Public Lab Research note


Oil Test Kit Beta Program - Data Analysis

by mlamadrid , ygzstc | March 17, 2016 04:02 17 Mar 04:02 | #12852 | #12852

This is an article by Yagiz Sutcu for Community Science Forum Issue #1 on DYI Oil Testing. Buy a copy in the Public Lab Store.

The Oil Testing Kit Beta Program was designed to provide proof of concept that the kit did in fact allow users to distinguish oil and identify potential use cases for the kit. While 9 of the 20 beta participants posted research notes, as of January 2016, only 4 of the original beta participants completed the entire beta program. So far 8 user have uploaded 3 spectra from 5 different samples (3 different engine oils, diesel and crude) and statistical analysis was performed based on this data.

To create comparisons, the traditional methods for reference-library searching are typically based on the assessment of similarity metrics calculated via peak table comparisons, or more commonly, from those generated by full spectrum comparisons. Full spectrum approaches typically generate a “hit quality index” (HQI) between the unknown spectrum and each library spectrum. One way of calculating the HQI is based on Euclidean distance. In this study, we considered Euclidian distance-based similarity metric for spectral data comparisons.

There are two commonly used methods to normalize spectral data: (1) Dot product normalization – which essentially normalizes the spectrum based on the total area under the curve; (2) Scaling normalization - which normalizes the spectrum based on the height of a peak of interest. In this study, AUC equalization-based normalization for wavelength range [420-710 nm] is selected. For the Preliminary Results, we compared intra-user and inter-user spectral data of same and different kind of samples in order to determine the identification performance of 5 different types of pollutants. Preliminary results of this study showed that the identification of these 5 different types of pollutants by comparing different users’ samples is not possible. Some of the reasons for performance are: calibration errors between users; hardware/design differences; instability of spectrometer. Regarding the OTK attachment, same user/device-based identification performance is significantly better than inter-user identification. However, it cannot be considered as acceptable with current performance.

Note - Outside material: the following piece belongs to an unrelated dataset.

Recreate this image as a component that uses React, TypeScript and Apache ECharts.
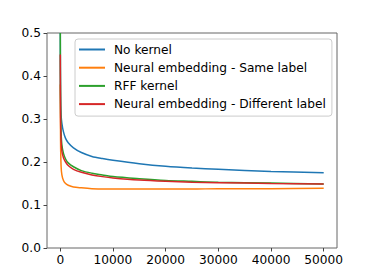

For future work on the OTK, hardware design improvements (better stability, solid connection between OTK and spectrometer) along with better calibration algorithms (wavelength and amplitude) will probably improve the identification performance. Furthermore, some advanced signal processing techniques combined with template/cluster generation for data classes might be a good idea for achieving better identification.

Read the full analysis here: https://groups.google.com/forum/#!topic/plots-spectrometry/S5Zs4r1xXyI


2 Comments

Excellent project. Excellent data analysis. Sorry the project didn't work out the way you wanted.